What are the main differences between Europe’s colonization of Africa and the new economic colonization by China?

European colonization was preceded by a brutal slave trade and ideological racism for many decades. It established mechanisms of control and exploitation that still remain. Chinese colonization is dangerous, but we should make a distinction between different African countries. If we look at it globally, we will arrive to the wrong conclusions. For example, in countries like Zimbabwe or Angola, China has entered in a disruptive way. This hasn’t caused many problems in the human rights field, because they pact with an elite that has never been too concerned with the wellbeing of the population. But other countries have put limits on China’s ambitions, like Senegal and Gambia. There are countries that have firmer state structures and society is able to express its opinions. They stand up against abusers, be it China, the US or Europe. But it is undoubtable that China has arrived in the continent to bake business and it doesn’t care much with whom nor what consequences this brings onto the population.

You’re a part of a group of journalists who founded the 5w Magazine in order to  publish “Long-Distance Chronicles”, as you call them.

This magazine tries to valorize a form of journalism that is very expensive to do: pieces that give pause, that are made on the territory, with our feet covered in dirt, having conversations with the people involved. The crisis of journalism has caused many of our colleagues to disseminate around the world, doing a great job, and we’ve all come together around this project. These pieces are made with as much love, honesty and time as possible—which I think are the most precious goods, but hard to find in our time.

How much is a freelance journalist paid for a piece on Africa?

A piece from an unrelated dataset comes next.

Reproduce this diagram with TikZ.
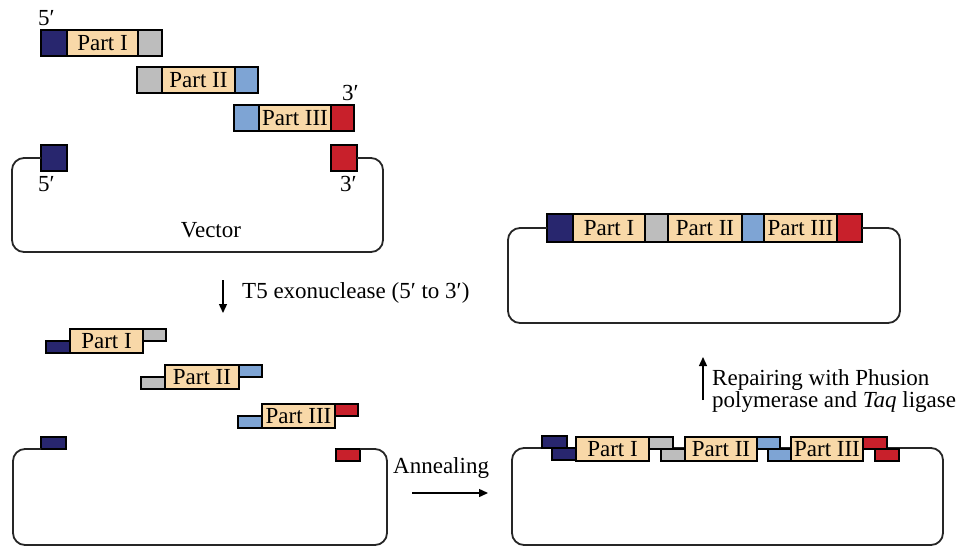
\documentclass[tikz,border=0pt]{standalone}
\usepackage{fontspec}
\setmainfont{Liberation Serif}
\usetikzlibrary{arrows.meta}
\definecolor{navyc}{HTML}{28266E}
\definecolor{partc}{HTML}{F8D8A8}
\definecolor{greyc}{HTML}{BDBDBD}
\definecolor{lbluec}{HTML}{7EA4D4}
\definecolor{redc}{HTML}{C8202B}
\tikzset{
  seg/.style={draw=black, line width=1.8pt, inner sep=0pt, outer sep=0pt, anchor=north west,
    font=\fontsize{23}{25}\selectfont},
  bx/.style 2 args={seg, minimum width=#1pt, minimum height=#2pt},
  navy/.style={fill=navyc},
  part/.style={fill=partc},
  grey/.style={fill=greyc},
  lblue/.style={fill=lbluec},
  red/.style={fill=redc},
  vec/.style={draw=black!85, line width=1.8pt, rounded corners=12pt},
  lbl/.style={inner sep=0pt, font=\fontsize{23}{25}\selectfont},
  arr/.style={line width=1.4pt, -{Triangle[length=9pt,width=8pt]}},
}
\begin{document}
\begin{tikzpicture}[x=1pt,y=-1pt]
\useasboundingbox (0,0) rectangle (959,547);
% ---------- top left: parts ----------
\node[bx={26}{26}, navy] (n1a) at (41,30) {};
\node[bx={71}{26}, part] (n1b) at (67,30) {Part I};
\node[bx={24}{26}, grey] (n1c) at (138,30) {};
\node[bx={25}{26}, grey] (n2a) at (137,67) {};
\node[bx={73}{26}, part] (n2b) at (162,67) {Part II};
\node[bx={23}{26}, lblue] (n2c) at (235,67) {};
\node[bx={25}{26}, lblue] (n3a) at (234,105) {};
\node[bx={72}{26}, part] (n3b) at (259,105) {Part III};
\node[bx={23}{26}, red] (n3c) at (331,105) {};
\node[lbl, anchor=base west] (l5a) at (38,25) {5′};
\node[lbl, anchor=base west] (l3a) at (342,100) {3′};
% ---------- top left: vector ----------
\node[bx={26}{26}, navy] (va) at (41,145) {};
\node[bx={26}{26}, red] (vb) at (331,145) {};
\draw[vec] (va.west) -- (12,158) -- (12,252) -- (383,252) -- (383,158) -- (vb.east);
\node[lbl, anchor=base west] (l5b) at (38,191) {5′};
\node[lbl, anchor=base west] (l3b) at (340,191) {3′};
\node[lbl, anchor=base] (lvec) at (211,237) {Vector};
% ---------- T5 arrow ----------
\coordinate (t5s) at (223,280);
\coordinate (t5e) at (223,313);
\draw[arr] (t5s) -- (t5e);
\node[lbl, anchor=base west] (lt5) at (242,298) {T5 exonuclease (5′ to 3′)};
% ---------- bottom left: chewed parts ----------
\node[bx={24}{12}, navy] (m1a) at (46,341) {};
\node[bx={73}{24}, part] (m1b) at (70,329) {Part I};
\node[bx={23}{12}, grey] (m1c) at (143,329) {};
\node[bx={24}{12}, grey] (m2a) at (141,377) {};
\node[bx={74}{24}, part] (m2b) at (165,365) {Part II};
\node[bx={23}{12}, lblue] (m2c) at (239,365) {};
\node[bx={24}{12}, lblue] (m3a) at (238,416) {};
\node[bx={73}{24}, part] (m3b) at (262,404) {Part III};
\node[bx={23}{12}, red] (m3c) at (335,404) {};
% ---------- bottom left: vector ----------
\node[bx={25}{12}, navy] (wa) at (41,437) {};
\node[bx={24}{12}, red] (wb) at (336,449) {};
\draw[vec] (wa.south west) -- (13,449) -- (13,545) -- (387,545) -- (387,449) -- (wb.north east);
% ---------- annealing arrow ----------
\node[lbl, anchor=base west] (lann) at (393,473) {Annealing};
\coordinate (ans) at (412,493);
\coordinate (ane) at (488,493);
\draw[arr] (ans) -- (ane);
% ---------- bottom right: annealed ----------
\draw[vec] (512,448) rectangle (943,545);
\node[bx={25}{12}, navy] (s1) at (542,436) {};
\node[bx={24}{12}, navy] (s2) at (552,448) {};
\node[bx={73}{24}, part] (s3) at (576,437) {Part I};
\node[bx={24}{12}, grey] (s4) at (649,437) {};
\node[bx={24}{12}, grey] (s5) at (661,449) {};
\node[bx={72}{24}, part] (s6) at (685,437) {Part II};
\node[bx={23}{12}, lblue] (s7) at (757,437) {};
\node[bx={23}{12}, lblue] (s8) at (768,449) {};
\node[bx={72}{24}, part] (s9) at (791,437) {Part III};
\node[bx={24}{12}, red] (s10) at (863,437) {};
\node[bx={24}{12}, red] (s11) at (875,449) {};
% ---------- repair arrow ----------
\coordinate (rps) at (703,400);
\coordinate (rpe) at (703,357);
\draw[arr] (rps) -- (rpe);
\node[lbl, anchor=base west] (lrep1) at (712,385) {Repairing with Phusion};
\node[lbl, anchor=base west] (lrep2) at (712,407) {polymerase and \textit{Taq} ligase};
% ---------- top right: final construct ----------
\node[bx={26}{28}, navy] (r1) at (547,214) {};
\node[bx={72}{28}, part] (r2) at (573,214) {Part I};
\node[bx={23}{28}, grey] (r3) at (645,214) {};
\node[bx={74}{28}, part] (r4) at (668,214) {Part II};
\node[bx={22}{28}, lblue] (r5) at (742,214) {};
\node[bx={73}{28}, part] (r6) at (764,214) {Part III};
\node[bx={25}{28}, red] (r7) at (837,214) {};
\draw[vec] (r1.west) -- (508,228) -- (508,323) -- (900,323) -- (900,228) -- (r7.east);
\end{tikzpicture}
\end{document}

The answer is “little”. Many colleagues and myself have had times when we were happy if our pay covered the travel expenses, because you might be reporting on a key event, like the fall of Gambia’s dictator, and even make the front page of the publication you work for, but your salary only covers for the expenses, because the media outlet didn’t pay for the airplane fare. Not only is this a poorly-paid profession in Spain, but also media doesn’t usually have a regular section for news on Africa. If there’s a coup d’État, they explain it, and they may run news on it for a couple of days. Meanwhile, a shooting in the United States runs for a week. That’s why I said before that there’s a generation of journalists who are sacrificing their own health and money in order to tell the stories, but the passion and the drive to talk about things are intact.